WSPA hosted a national women's symposium "Community-Based Alternatives and Women in the Eighties" from May 17–20, 1981 at American University, Washington, DC. The event focused on women in the areas of housing, employment, economic development, education and cooperative development. Despite ongoing efforts, WSPA's final project was a 1983-1984 Design Arts Grant from the National Endowment for the Arts (NEA) for "Architectural Quality in Urban Homesteading," a project with a stated aim to help urban homesteaders, many of whom where women, "achieve architectural quality in buildings rehabilitated and cooperatively owned and managed by homesteaders through a participatory design process."
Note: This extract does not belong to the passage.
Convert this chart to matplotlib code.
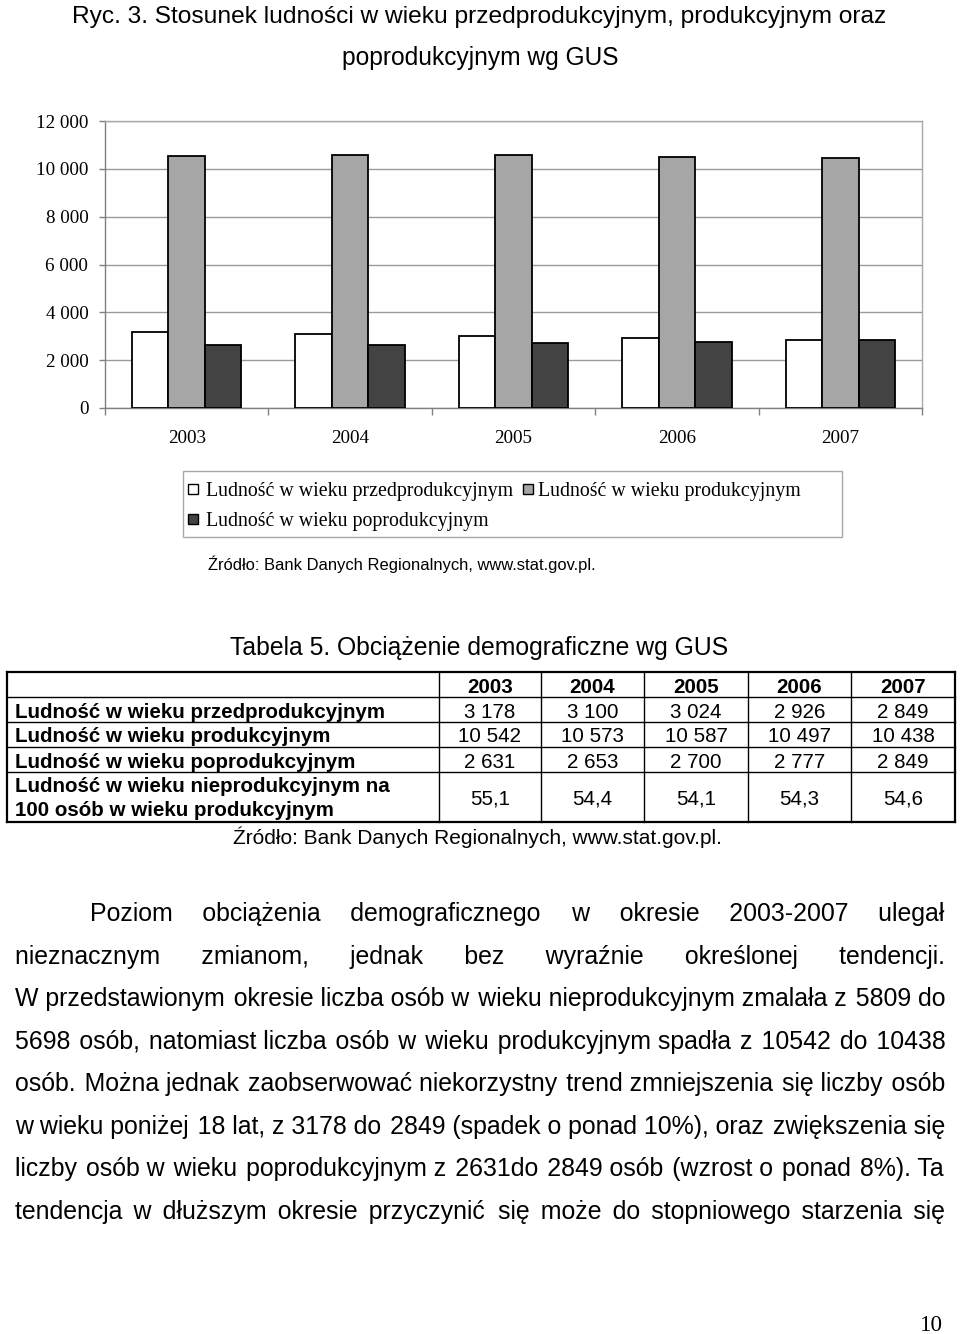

WSPA programming focused on reforming the design professions to include women. Courses like "Demystification of Tools in Relation to Design" taught by Katrin Adam, emphasized practical skills, and courses such as "Women and the Built Environment: Personal, Social, and Professional Perceptions," taught by Birkby and others, encouraging women to consider broader issues of significance to women in built and symbolic environments. The participants who brought children to the two-week program where provided with childcare arranged through a work study program on each campus.

==Legacy==
Though WSPA remained a legal corporation after the final session in 1981, no additional sessions came to fruition. Internal struggles developed, the School was perpetually short of money, and, probably most importantly, no group of Coordinators came forward to take on the challenge of planning a session.

In a 1989 piece on WSPA for the book Architecture: A Place for Women, Leslie Kanes Weisman described it as a product of its time, ideal for "the consciousness-raising task of defining problems," but less useful for "designing and implementing solutions."